L’ambition de l’établissement est d’accueillir tous ceux qui souhaitent se former dans cet esprit d’ouverture et participer à l’amélioration du « vivre ensemble ». Des personnes de profils très différents s’inscrivent donc au certificat ou en licence de théologie. Il y a également des groupes de paroisses venus de France ou d’Allemagne qui viennent en visite. Et un public marocain se développe petit à petit. Toutes les conférences sont ouvertes au public. (télécharger le programme).

Parmi les auditoires spécifiques, il y a aussi les Eglises de migrants qui se sont développées dans les quartiers périphériques à Rabat ou de Casablanca. Une formation des responsables des Eglises de maison au Maroc (Forem) a été mise en place, elle a lieu huit samedis par an. Au sein de ce réseau informel aussi important numériquement que les Eglises officielles, la cible est essentiellement les pasteurs évangélistes,  « prophètes » qui dirigent des communautés souvent en tension dans leur quartier.

Orientation pour 2017

Petit à petit, l’Institut gagne la confiance des autorités. Des liens se créent également avec les universitaires marocains.
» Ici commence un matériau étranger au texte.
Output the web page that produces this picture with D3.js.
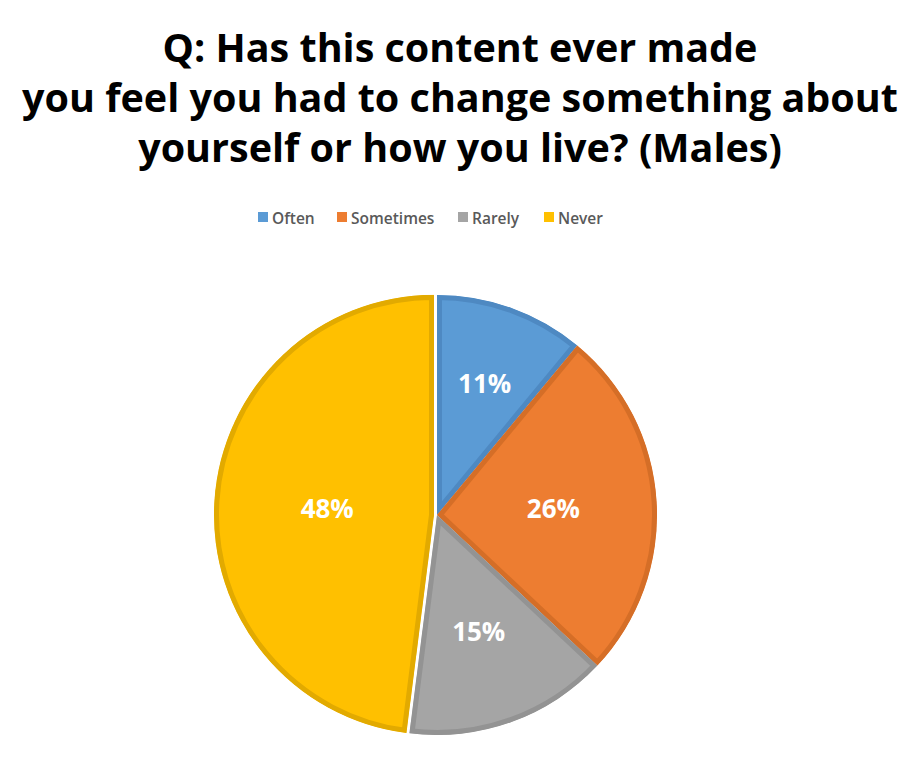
<!DOCTYPE html>
<html><head><meta charset="utf-8">
<script src="https://cdn.jsdelivr.net/npm/d3@7"></script>
<style>body{margin:0;background:#fff}</style>
</head><body>
<svg id="c" width="920" height="784"></svg>
<script>
const titleLines = ["Q: Has this content ever made", "you feel you had to change something about", "yourself or how you live? (Males)"];
const categories = ["Often", "Sometimes", "Rarely", "Never"];
const values = [11, 26, 15, 48];
const labels = ["11%", "26%", "15%", "48%"];
const fills = ["#5B9BD5", "#ED7D31", "#A5A5A5", "#FFC000"];
const strokes = ["#4E89C2", "#D56E27", "#939393", "#E2AA00"];
const explode = [0, 0, 0, 3];
const labelRadius = [0.64, 0.53, 0.56, 0.5];

const svg = d3.select("#c");
const font = "'Open Sans', 'Liberation Sans', sans-serif";

// title
const tg = svg.append("g");
const tys = [62, 112, 162];
const tt = tg.selectAll("text").data(titleLines).join("text")
  .attr("x", 460).attr("y", (d,i)=>tys[i])
  .attr("text-anchor", "middle").attr("font-family", font).attr("font-weight", 700)
  .attr("font-size", 36).attr("fill", "#000").text(d=>d);
const w = tt.nodes()[1].getComputedTextLength();
tt.attr("font-size", 36 * 876 / w);

// legend
const legX = [258, 337, 458, 544];
const lg = svg.append("g");
categories.forEach((c,i)=>{
  lg.append("rect").attr("x", legX[i]).attr("y", 212).attr("width", 10).attr("height", 10).attr("fill", fills[i]);
  lg.append("text").attr("x", legX[i]+14).attr("y", 223.5).attr("font-family", font).attr("font-weight", 600)
    .attr("font-size", 15.5).attr("fill", "#595959").text(c);
});

// pie
const cx = 437, cy = 515, r = 220;
const pie = d3.pie().sort(null).value(d=>d)(values);
const arc = d3.arc().innerRadius(0).outerRadius(r);
const g = svg.append("g").attr("transform", `translate(${cx},${cy})`);
const defs = svg.append("defs");
pie.forEach((p,i)=>{
  const mid = (p.startAngle + p.endAngle)/2;
  const ox = Math.sin(mid)*explode[i], oy = -Math.cos(mid)*explode[i];
  defs.append("clipPath").attr("id", "cl"+i).append("path").attr("d", arc(p));
  const sg = g.append("g").attr("transform", `translate(${ox},${oy})`);
  sg.append("path").attr("d", arc(p)).attr("fill", fills[i])
    .attr("stroke", strokes[i]).attr("stroke-width", 10).attr("stroke-linejoin", "miter")
    .attr("clip-path", `url(#cl${i})`);
});
const lblPos = pie.map((p,i)=>d3.arc().innerRadius(r*labelRadius[i]).outerRadius(r*labelRadius[i]).centroid(p));
g.selectAll("text.lbl").data(pie).join("text").attr("class","lbl")
  .attr("x", (d,i)=>lblPos[i][0]).attr("y", (d,i)=>lblPos[i][1])
  .attr("text-anchor","middle").attr("dominant-baseline","central")
  .attr("font-family", font).attr("font-weight", 700).attr("font-size", 26).attr("fill", "#fff")
  .text((d,i)=>labels[i]);
</script>
</body></html>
Être un lieu ressource pour former des étudiants marocains au pluralisme religieux et à la connaissance du christianisme, voilà une nouvelle mission qui pourrait également être mise sur pied.
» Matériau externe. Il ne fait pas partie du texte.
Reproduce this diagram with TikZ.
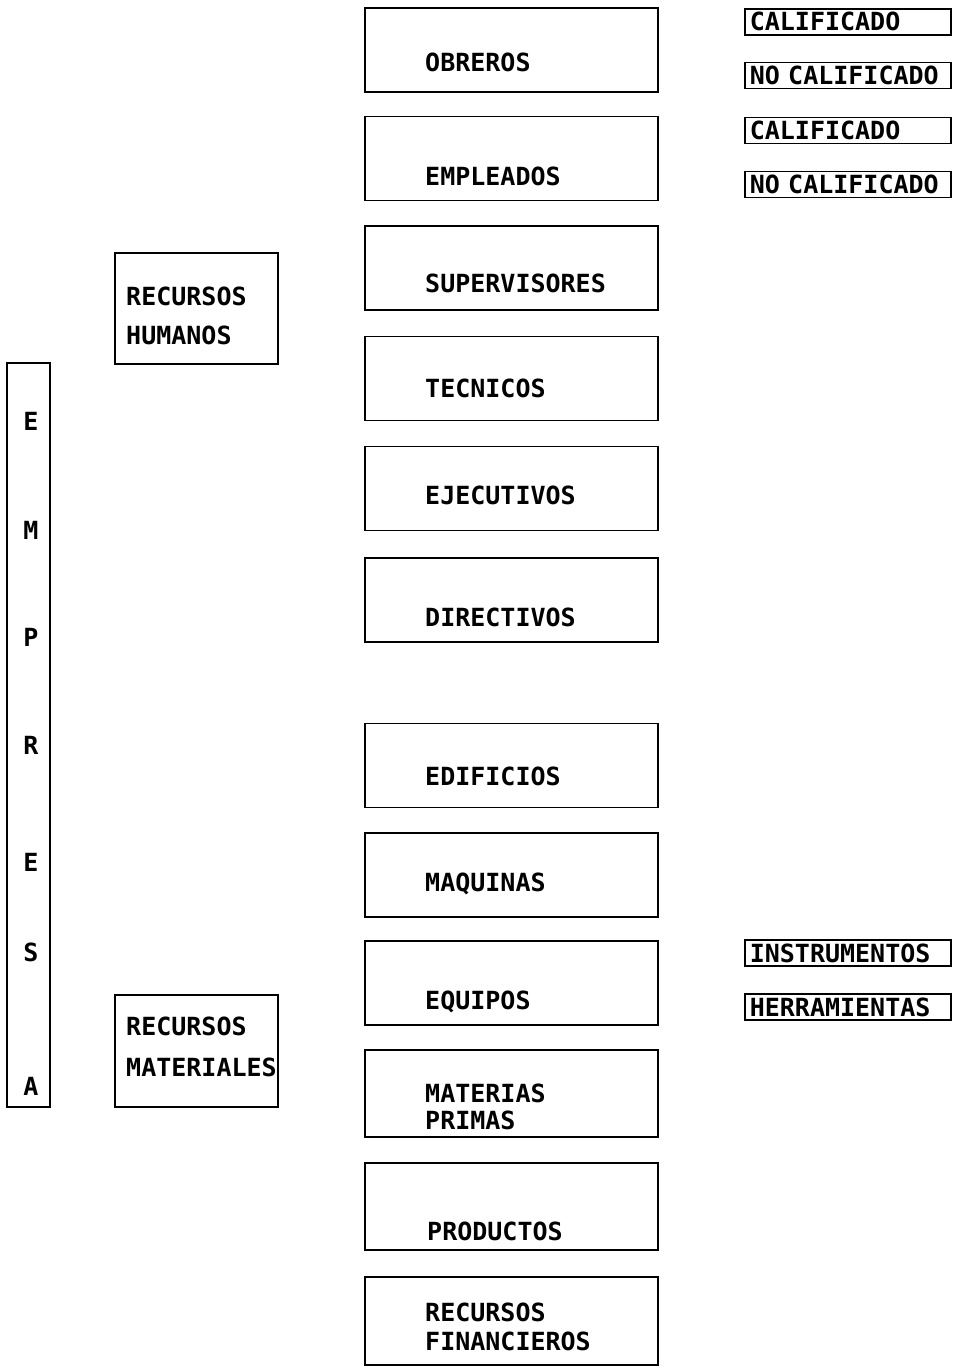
\documentclass[tikz,border=0pt]{standalone}
\usepackage{fontspec}
\setmonofont{DejaVu Sans Mono}
\usepackage{xcolor}
\usepackage{tikz}
\usetikzlibrary{positioning}

\tikzset{
  box/.style={draw, line width=1.6pt, inner sep=0pt},
  midbox/.style={box, minimum width=293pt, minimum height=84pt},
  sidebox/.style={box, minimum width=163pt, minimum height=111pt},
  tagbox/.style={box, anchor=west, font=\ttfamily\bfseries\fontsize{25}{28}\selectfont,
    text width=196pt, align=left, inner xsep=5pt, inner ysep=2pt, text height=20pt, text depth=2pt},
  txt/.style={font=\ttfamily\bfseries\fontsize{25}{28}\selectfont, inner sep=0pt, anchor=base west, align=left},
}

\begin{document}
\begin{tikzpicture}[x=1pt, y=-1pt]
\useasboundingbox (0,0) rectangle (957,1370);

% Empresa
\node[box, minimum width=43pt, minimum height=744pt] (empresa) at (28.5,735) {};
\node[txt, anchor=base] (emp1) at (31,430) {E};
\node[txt, anchor=base] (emp2) at (31,539) {M};
\node[txt, anchor=base] (emp3) at (31,646) {P};
\node[txt, anchor=base] (emp4) at (31,754) {R};
\node[txt, anchor=base] (emp5) at (31,871) {E};
\node[txt, anchor=base] (emp6) at (31,961) {S};
\node[txt, anchor=base] (emp7) at (31,1095) {A};

% Recursos humanos
\node[sidebox] (humanos) at (196.5,308.5) {};
\node[txt] (humanos-t) at (126,344) {RECURSOS\\[11pt]HUMANOS};

\node[midbox] (obreros) at (511.5,50) {};
\node[txt] (obreros-t) at (425,72) {OBREROS};
\node[midbox] (empleados) at (511.5,158.5) {};
\node[txt] (empleados-t) at (425,185) {EMPLEADOS};
\node[midbox] (supervisores) at (511.5,268) {};
\node[txt] (supervisores-t) at (425,292) {SUPERVISORES};
\node[midbox] (tecnicos) at (511.5,378.5) {};
\node[txt] (tecnicos-t) at (425,397) {TECNICOS};
\node[midbox] (ejecutivos) at (511.5,488.5) {};
\node[txt] (ejecutivos-t) at (425,504) {EJECUTIVOS};
\node[midbox] (directivos) at (511.5,600) {};
\node[txt] (directivos-t) at (425,626) {DIRECTIVOS};

% Calificacion
\node[tagbox] (calif1) at (744,22) {CALIFICADO};
\node[tagbox] (nocalif1) at (744,75.5) {NO~CALIFICADO};
\node[tagbox] (calif2) at (744,130.5) {CALIFICADO};
\node[tagbox] (nocalif2) at (744,184.5) {NO~CALIFICADO};

% Recursos materiales
\node[sidebox, minimum height=112pt] (materiales) at (196.5,1051) {};
\node[txt] (materiales-t) at (126,1076) {RECURSOS\\[13pt]MATERIALES};

\node[midbox] (edificios) at (511.5,765.5) {};
\node[txt] (edificios-t) at (425,785) {EDIFICIOS};
\node[midbox] (maquinas) at (511.5,875) {};
\node[txt] (maquinas-t) at (425,891) {MAQUINAS};
\node[midbox] (equipos) at (511.5,983) {};
\node[txt] (equipos-t) at (425,1009) {EQUIPOS};
\node[midbox, minimum height=87pt] (materias) at (511.5,1093.5) {};
\node[txt] (materias-t) at (425,1129) {MATERIAS\\[-1pt]PRIMAS};
\node[midbox, minimum height=87pt] (productos) at (511.5,1206.5) {};
\node[txt] (productos-t) at (427,1240) {PRODUCTOS};
\node[midbox, minimum height=88pt] (financieros) at (511.5,1321) {};
\node[txt] (financieros-t) at (425,1350) {RECURSOS\\[1pt]FINANCIEROS};

% Equipos
\node[tagbox] (instrumentos) at (744,953) {INSTRUMENTOS};
\node[tagbox] (herramientas) at (744,1007) {HERRAMIENTAS};
\end{tikzpicture}
\end{document}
Bernard Coyault conclut : « Nous sommes au service du pays qui nous accueille. C’est aux Marocains eux-mêmes de nous dire ce qu’ils attendent d’un Institut comme le nôtre et comment, au delà du service rendu aux Eglises chrétiennes du pays, nous pouvons contribuer à une meilleure compréhension du christianisme dans ce pays, sans agenda caché ni esprit de prosélytisme ».

 

 

1 La Rabita Mohammadia des Oulémas est chargée, selon ses textes fondateurs, de faire connaître les prescriptions de la Charia islamique et les nobles valeurs de l’islam : juste milieu et modération. Elle contribue également à l’animation de la vie scientifique et culturelle dans le domaine des études islamiques en renforçant les liens de coopération et de partenariat avec les établissements universitaires et les autres institutions scientifiques poursuivant les mêmes objectifs.
Cette institution, dont le siège est à Rabat, comprend trois organes : le conseil académique, le bureau exécutif et le secrétariat général.